Jonah Goldberg

The second problem is that the First Amendment is about more than the press. In public discussion, First Amendment "experts" and "watchdogs" are really scholars and activists specializing in the little slice dedicated to the press. The Newseum, a gaudy palace in the nation's capital celebrating the news industry, ostentatiously reprints the entire First Amendment on its facade. But if the curators of the Newseum are much interested in the free exercise of religion or the rights of the people peaceably to assemble, I've seen no evidence of it.

White House press secretary and former journalist Jay Carney repeatedly insists that the president is a "strong defender" and "firm believer" in the First Amendment.

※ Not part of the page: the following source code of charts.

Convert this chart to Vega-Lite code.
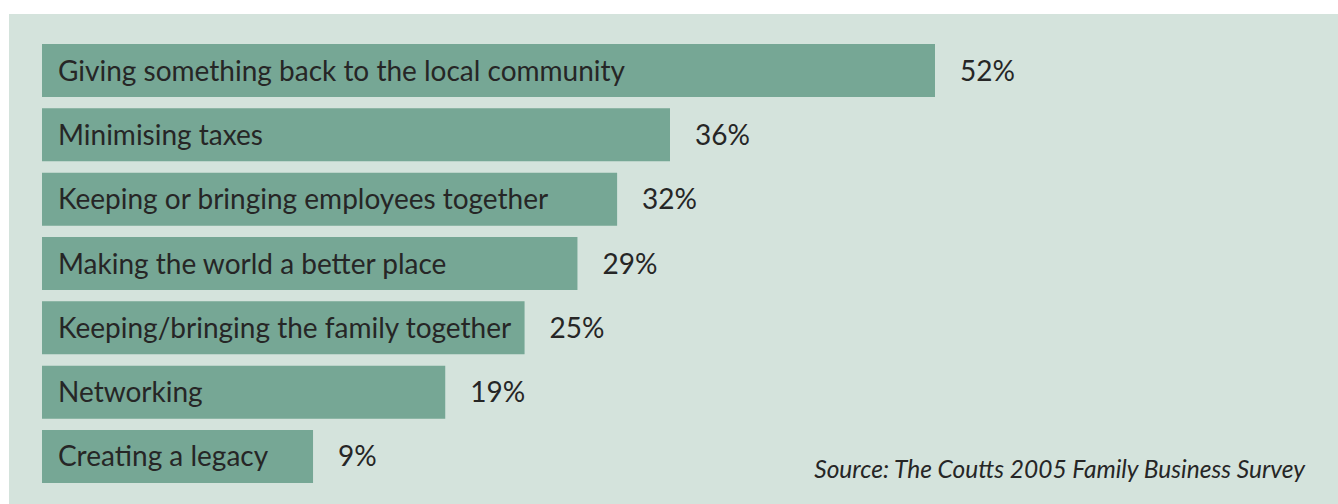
{
  "$schema": "https://vega.github.io/schema/vega-lite/v6.json",
  "width": 1329,
  "height": 490,
  "autosize": {"type": "none"},
  "padding": {"left": 9, "top": 14, "right": 0, "bottom": 0},
  "background": "#ffffff",
  "view": {"fill": "#d4e3dc", "stroke": null},
  "config": {"font": "Lato"},
  "title": {
    "text": "Source: The Coutts 2005 Family Business Survey",
    "orient": "bottom",
    "anchor": "end",
    "frame": "group",
    "offset": -26,
    "dx": -33,
    "baseline": "alphabetic",
    "font": "Lato",
    "fontSize": 24.5,
    "fontStyle": "italic",
    "fontWeight": "normal",
    "color": "#262626"
  },
  "data": {
    "values": [
      {"reason": "Giving something back to the local community", "share": 0.52},
      {"reason": "Minimising taxes", "share": 0.36},
      {"reason": "Keeping or bringing employees together", "share": 0.32},
      {"reason": "Making the world a better place", "share": 0.29},
      {"reason": "Keeping/bringing the family together", "share": 0.25},
      {"reason": "Networking", "share": 0.19},
      {"reason": "Creating a legacy", "share": 0.09}
    ]
  },
  "encoding": {
    "y": {
      "field": "reason",
      "type": "nominal",
      "sort": null,
      "axis": null,
      "scale": {"range": [30, 469], "paddingInner": 0.176, "paddingOuter": 0}
    }
  },
  "layer": [
    {
      "mark": {"type": "bar", "color": "#76a795"},
      "encoding": {
        "x": {
          "field": "share",
          "type": "quantitative",
          "axis": null,
          "scale": {"domain": [-0.115, 0.36, 0.52], "range": [33, 661, 926], "zero": false, "nice": false}
        },
        "x2": {"datum": -0.115}
      }
    },
    {
      "mark": {"type": "text", "align": "left", "baseline": "middle", "dx": 16, "dy": 2, "fontSize": 28, "color": "#262626"},
      "encoding": {
        "x": {"datum": -0.115, "type": "quantitative"},
        "text": {"field": "reason"}
      }
    },
    {
      "mark": {"type": "text", "align": "left", "baseline": "middle", "dx": 25, "dy": 2, "fontSize": 28, "color": "#262626"},
      "encoding": {
        "x": {"field": "share", "type": "quantitative"},
        "text": {"field": "share", "format": ".0%"}
      }
    }
  ]
}
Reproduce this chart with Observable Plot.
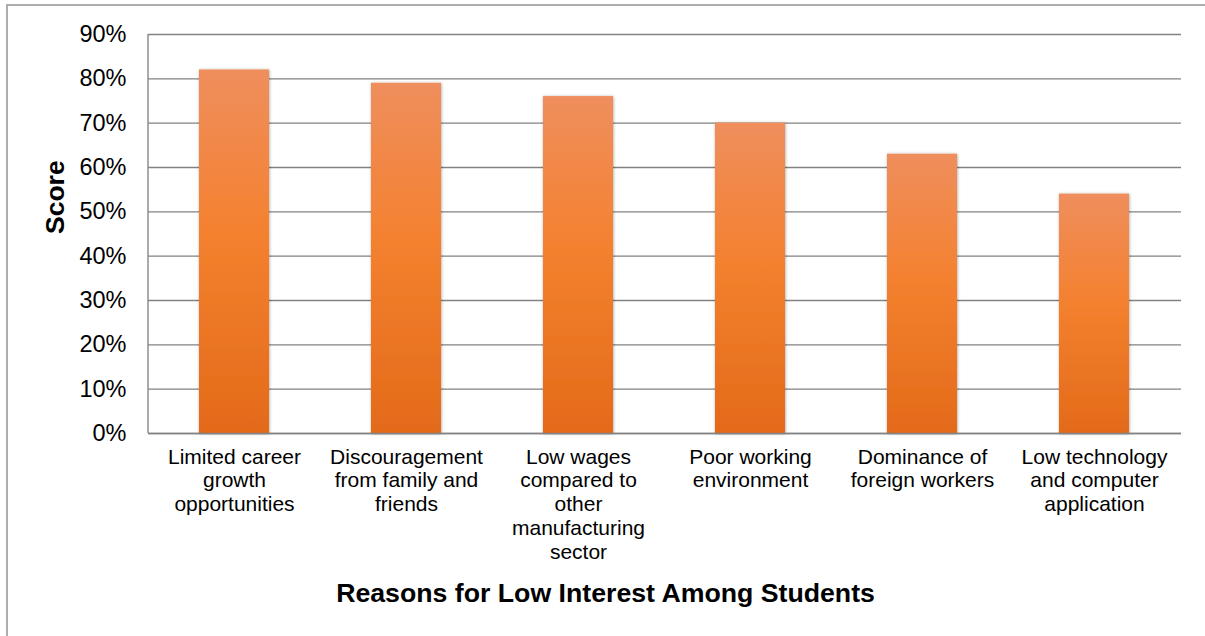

Even if that were true when it comes to press freedoms -- and that's highly debatable -- it's absurd when it comes to the rest of the First Amendment, with the small exception of the "establishment of religion" clause. Deeply secular, the press is ever watchful that the government might force someone to listen to a Christian prayer.

But when it comes to the constitutional right to exercise your faith freely, the press drops its love of the First Amendment like a bag of dirt. The president's health-care plan requires religious institutions to violate their core beliefs. To the extent that such concerns get coverage at all, it's usually to lionize "reproductive rights" activists in their battles against religious zealots.

The IRS scandal and the DOJ's assault on the press may be two separate issues, but they are both about the First Amendment. The groups the IRS discriminated against wanted to exert their First Amendment rights to assemble, to petition government and to speak freely. Then-House Speaker Nancy Pelosi dubbed angry voters at local town hall meetings "un-American."

Some Americans wanted to exercise their religious conscience. (James Madison, author of the First Amendment, said, "Conscience is the most sacred of all property.") The IRS told one pro-life group in Iowa that it had to promise -- on pain of perjury -- not to protest Planned Parenthood. That is an outrageous assault on the First Amendment as disgusting as anything aimed at the AP or Fox News.

By all means, journalists should be outraged by the president's attitude toward the press. But if you're going to call yourself a defender of the First Amendment, please defend the whole thing and not just the parts you make a living from.